Continuity risks in the food industry: contamination (4/4)

In the past, most financial risks for a company originated within the company itself. Today, 90% of such risks are external to the company. This also applies to food companies. An insurance policy tailor-made to your company risks combined with a Business Continuity Plan (BCP) offers financial protection. So, what are the most likely risks for food companies?

Continuity risks in the food industry: contamination (4/4)

Each week of this month, we will examine a single risk that can have a large impact on your business operations. After fire, cybercrime, and climate change, we will round off our series on continuity risks in the food sector with contamination. How do you protect your food company from the impact of contamination damage?

What risks are associated with contamination in the food sector?

You’ve probably already heard something like the following in the media: a particular batch of minced meat is removed from supermarket shelves and the public is asked to return any such meat that they had purchased. The minced meat was contaminated, for example, with salmonella. The contamination was only discovered after the meat reached the supermarkets.

Contaminated food is the biggest nightmare for any food company. The risk of contamination primarily relates to food producers, but also food processing companies and distributors. Such an occurrence burdens your company with a substantial amount of responsibility.

A contaminated product that is placed on the market can, in particular, pose a major threat to public health. There is also the high cost due to contamination damage. This involves costs related to determining the contamination, detecting and recalling all delivered products, making an inventory of the damage caused by already used products, protecting the reputation of the company using appropriate communication, etc. Moreover, this situation also means that the food company loses a lot of new income due to production stopping temporarily or customers avoiding your business. A food company needs to be robust to cope with the avalanche of challenges caused by contamination damage.

And what if the contamination was not an accident?
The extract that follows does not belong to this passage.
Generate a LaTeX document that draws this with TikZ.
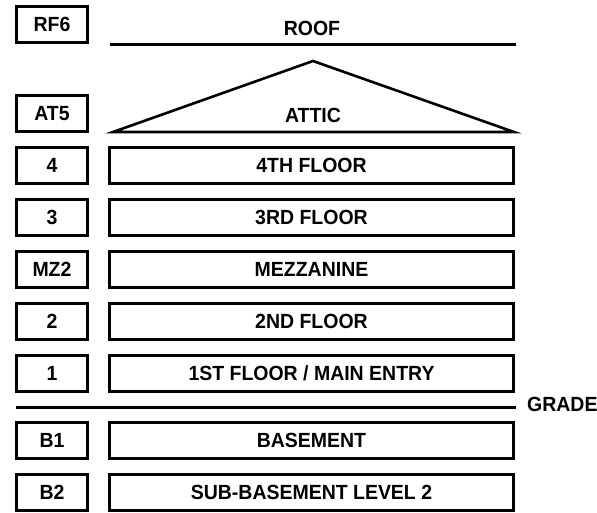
\documentclass[tikz,border=0pt]{standalone}
\usepackage{fontspec}
\setmainfont{Liberation Sans}[FakeStretch=0.95]
\begin{document}
\begin{tikzpicture}[x=1pt,y=-1pt,
  txt/.style={font=\bfseries\fontsize{20.5}{21}\selectfont, inner sep=0pt, text height=14.7pt, text depth=0pt},
  lvl/.style={txt, draw=black, line width=3pt, minimum width=71pt, minimum height=36pt},
  floor/.style={txt, draw=black, line width=3pt, minimum width=404pt, minimum height=36pt},
  bar/.style={line width=3pt, draw=black},
  roofline/.style={line width=2.6pt, draw=black, line join=miter}]
\useasboundingbox (0,0) rectangle (597,512);
% level tags
\node[lvl] (rf6) at (52,24.5) {RF6};
\node[lvl] (at5) at (52,113.5) {AT5};
\node[lvl] (l4) at (52,165.5) {4};
\node[lvl] (l3) at (52,217.5) {3};
\node[lvl] (mz2) at (52,269.5) {MZ2};
\node[lvl] (l2) at (52,321.5) {2};
\node[lvl] (l1) at (52,373.5) {1};
\node[lvl] (b1) at (52,440.5) {B1};
\node[lvl] (b2) at (52,492.5) {B2};
% roof and attic
\coordinate (roofL) at (110,44);
\coordinate (roofR) at (516,44);
\draw[bar] (roofL) -- (roofR);
\node[txt] (roof) at (312,28) {ROOF};
\coordinate (atL) at (113,132);
\coordinate (atTop) at (313,61);
\coordinate (atR) at (514,132);
\draw[roofline] (atL) -- (atTop) -- (atR) -- cycle;
\node[txt] (attic) at (313,115) {ATTIC};
% floors
\node[floor] (f4) at (311.5,165.5) {4TH FLOOR};
\node[floor] (f3) at (311.5,217.5) {3RD FLOOR};
\node[floor] (fmz) at (311.5,269.5) {MEZZANINE};
\node[floor] (f2) at (311.5,321.5) {2ND FLOOR};
\node[floor] (f1) at (311.5,373.5) {1ST FLOOR / MAIN ENTRY};
\node[floor] (fb1) at (311.5,440.5) {BASEMENT};
\node[floor] (fb2) at (311.5,492.5) {SUB-BASEMENT LEVEL 2};
% grade
\coordinate (gL) at (16,407);
\coordinate (gR) at (516,407);
\draw[bar] (gL) -- (gR);
\node[txt, anchor=west] (grade) at (527,404.5) {GRADE};
\end{tikzpicture}
\end{document}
There have been cases where criminals threatened to poison a food company’s food unless a ransom was paid.

How can your company reduce the risk of contamination?

Contamination is related to hygiene and safety. Although every food company strives to achieve zero tolerance concerning contamination, this risk can never be completely eradicated. How do you establish appropriate hygiene and safety restrictions in your company (to the utmost)? We recommend that you consolidate such matters into your Business Continuity Plan (BCP):

  • Clearly, good quality control is of the utmost importance. Preventive measures, such as metal detection and scanning, must be included in your policy.
  • We also recommend organizing a tabletop recall exercise at regular intervals to ensure all emergency procedures are working correctly.
  • Finally, appointing a spokesperson to handle contact with the outside world is an absolute must. We must emphasize the importance of media training for this person. If your company is confronted with contamination damage and journalists are on your doorstep, your spokesperson must communicate clearly and appropriately about the damage and the consequences. Your communication strategy will determine the reputation of your company.

What insurance solution will cover your food company in the event of contamination?

Recall and contamination insurance offers a financial safety net to protect your business as much as possible in the event of contamination damage. This specialized insurance is an essential part of the insurance package of every food company given the far-reaching financial consequences of contamination damage.

On the one hand, such a policy reimburses all costs necessary to remove the contaminated products from the market (i.e. a recall). On the other hand, we also reimburse all of your costs: the cost price of and destruction costs for the contaminated products, the decontamination costs, loss of profit due to lost turnover, and so on. In the event of a major food crisis, a recall and contamination policy is a food company’s life insurance policy.